» INSTRUCTION: Copy out the lines of the records below, and only those lines, from the one with "Clone this chart in Plotly." through the one with "font=dict(family=FONT, size=26, color=BLUE))", exactly as they appear.

» DATA SHOWN:
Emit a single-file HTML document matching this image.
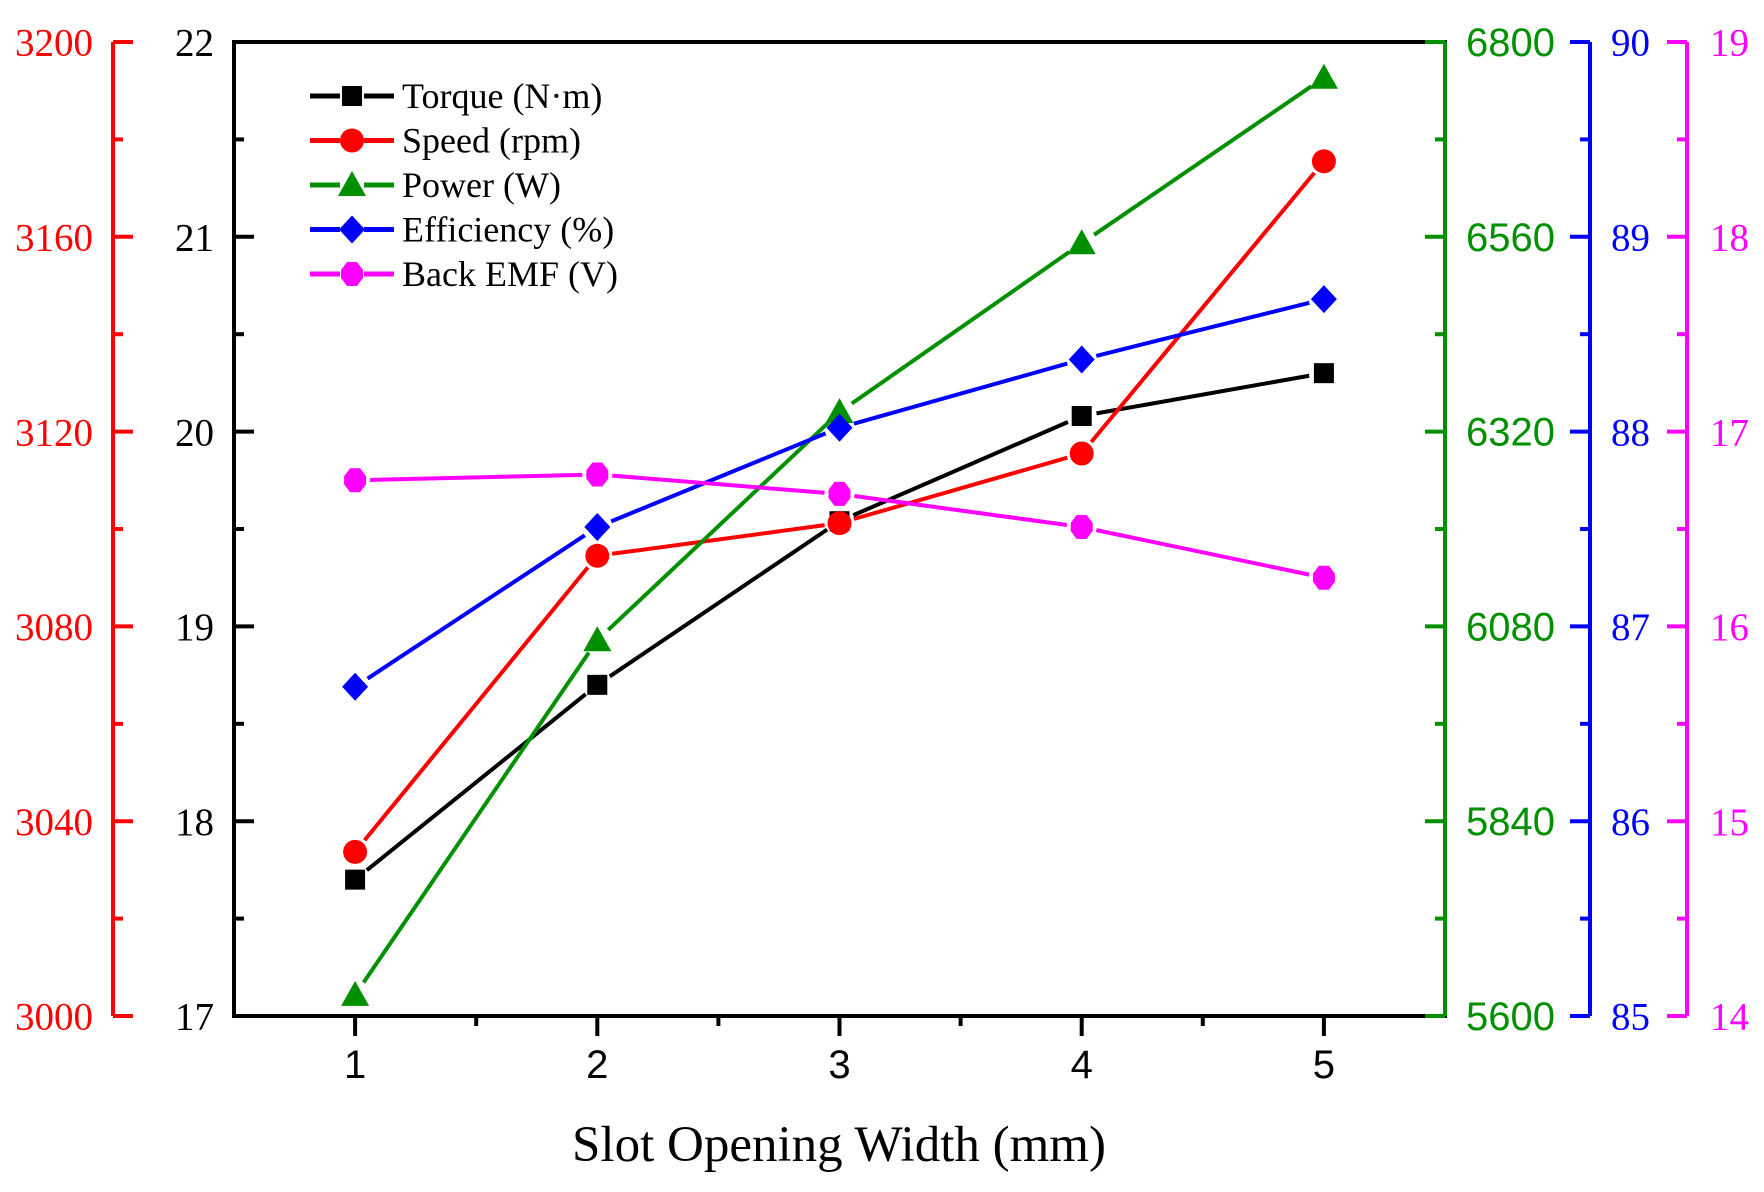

* * *

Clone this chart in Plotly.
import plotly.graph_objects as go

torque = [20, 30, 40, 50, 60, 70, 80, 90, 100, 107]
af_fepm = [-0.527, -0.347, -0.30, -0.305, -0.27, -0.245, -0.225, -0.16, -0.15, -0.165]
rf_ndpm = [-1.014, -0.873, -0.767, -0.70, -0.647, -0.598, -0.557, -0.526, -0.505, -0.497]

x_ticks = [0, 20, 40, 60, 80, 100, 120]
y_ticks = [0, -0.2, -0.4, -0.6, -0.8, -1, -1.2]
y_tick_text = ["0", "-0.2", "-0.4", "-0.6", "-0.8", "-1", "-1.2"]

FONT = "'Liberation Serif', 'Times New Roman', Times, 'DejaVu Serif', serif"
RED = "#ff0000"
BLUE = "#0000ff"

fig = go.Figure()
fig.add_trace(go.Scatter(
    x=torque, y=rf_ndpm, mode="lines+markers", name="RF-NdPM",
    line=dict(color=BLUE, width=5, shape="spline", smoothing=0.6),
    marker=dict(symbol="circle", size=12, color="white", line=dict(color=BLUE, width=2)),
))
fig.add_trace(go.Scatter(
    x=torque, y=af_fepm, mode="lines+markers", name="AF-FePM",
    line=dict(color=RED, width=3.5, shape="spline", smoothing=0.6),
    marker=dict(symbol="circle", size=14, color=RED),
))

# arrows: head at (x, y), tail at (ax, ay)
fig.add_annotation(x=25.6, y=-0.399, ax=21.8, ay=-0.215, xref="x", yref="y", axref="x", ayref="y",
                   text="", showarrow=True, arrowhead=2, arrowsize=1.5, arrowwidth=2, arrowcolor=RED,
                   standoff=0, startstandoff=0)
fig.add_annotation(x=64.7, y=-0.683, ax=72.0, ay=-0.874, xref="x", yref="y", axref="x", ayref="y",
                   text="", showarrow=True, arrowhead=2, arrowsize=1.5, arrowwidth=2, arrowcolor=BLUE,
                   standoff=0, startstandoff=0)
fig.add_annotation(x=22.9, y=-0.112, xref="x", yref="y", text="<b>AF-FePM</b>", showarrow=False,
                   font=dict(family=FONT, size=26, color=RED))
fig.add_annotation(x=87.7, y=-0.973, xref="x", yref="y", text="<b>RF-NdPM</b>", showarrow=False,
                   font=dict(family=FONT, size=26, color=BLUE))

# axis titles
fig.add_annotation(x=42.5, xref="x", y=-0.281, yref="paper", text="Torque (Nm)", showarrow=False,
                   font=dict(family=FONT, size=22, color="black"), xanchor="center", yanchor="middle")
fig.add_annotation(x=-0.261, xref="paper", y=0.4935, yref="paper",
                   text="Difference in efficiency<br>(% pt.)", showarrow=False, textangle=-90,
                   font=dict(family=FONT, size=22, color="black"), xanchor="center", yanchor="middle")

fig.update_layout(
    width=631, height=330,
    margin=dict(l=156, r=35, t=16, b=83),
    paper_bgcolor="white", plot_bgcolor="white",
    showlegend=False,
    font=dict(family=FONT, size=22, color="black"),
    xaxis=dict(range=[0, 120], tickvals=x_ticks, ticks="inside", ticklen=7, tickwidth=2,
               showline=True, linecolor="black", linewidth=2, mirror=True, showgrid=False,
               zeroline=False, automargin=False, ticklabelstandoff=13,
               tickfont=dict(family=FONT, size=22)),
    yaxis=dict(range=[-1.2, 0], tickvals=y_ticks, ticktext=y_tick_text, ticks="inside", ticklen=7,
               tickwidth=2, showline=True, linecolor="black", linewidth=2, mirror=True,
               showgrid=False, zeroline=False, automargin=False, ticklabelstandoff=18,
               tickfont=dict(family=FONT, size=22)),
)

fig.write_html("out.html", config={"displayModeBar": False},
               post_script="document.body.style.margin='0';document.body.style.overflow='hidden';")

» THE RESULT:
Clone this chart in Plotly.
import plotly.graph_objects as go

torque = [20, 30, 40, 50, 60, 70, 80, 90, 100, 107]
af_fepm = [-0.527, -0.347, -0.30, -0.305, -0.27, -0.245, -0.225, -0.16, -0.15, -0.165]
rf_ndpm = [-1.014, -0.873, -0.767, -0.70, -0.647, -0.598, -0.557, -0.526, -0.505, -0.497]

x_ticks = [0, 20, 40, 60, 80, 100, 120]
y_ticks = [0, -0.2, -0.4, -0.6, -0.8, -1, -1.2]
y_tick_text = ["0", "-0.2", "-0.4", "-0.6", "-0.8", "-1", "-1.2"]

FONT = "'Liberation Serif', 'Times New Roman', Times, 'DejaVu Serif', serif"
RED = "#ff0000"
BLUE = "#0000ff"

fig = go.Figure()
fig.add_trace(go.Scatter(
    x=torque, y=rf_ndpm, mode="lines+markers", name="RF-NdPM",
    line=dict(color=BLUE, width=5, shape="spline", smoothing=0.6),
    marker=dict(symbol="circle", size=12, color="white", line=dict(color=BLUE, width=2)),
))
fig.add_trace(go.Scatter(
    x=torque, y=af_fepm, mode="lines+markers", name="AF-FePM",
    line=dict(color=RED, width=3.5, shape="spline", smoothing=0.6),
    marker=dict(symbol="circle", size=14, color=RED),
))

# arrows: head at (x, y), tail at (ax, ay)
fig.add_annotation(x=25.6, y=-0.399, ax=21.8, ay=-0.215, xref="x", yref="y", axref="x", ayref="y",
                   text="", showarrow=True, arrowhead=2, arrowsize=1.5, arrowwidth=2, arrowcolor=RED,
                   standoff=0, startstandoff=0)
fig.add_annotation(x=64.7, y=-0.683, ax=72.0, ay=-0.874, xref="x", yref="y", axref="x", ayref="y",
                   text="", showarrow=True, arrowhead=2, arrowsize=1.5, arrowwidth=2, arrowcolor=BLUE,
                   standoff=0, startstandoff=0)
fig.add_annotation(x=22.9, y=-0.112, xref="x", yref="y", text="<b>AF-FePM</b>", showarrow=False,
                   font=dict(family=FONT, size=26, color=RED))
fig.add_annotation(x=87.7, y=-0.973, xref="x", yref="y", text="<b>RF-NdPM</b>", showarrow=False,
                   font=dict(family=FONT, size=26, color=BLUE))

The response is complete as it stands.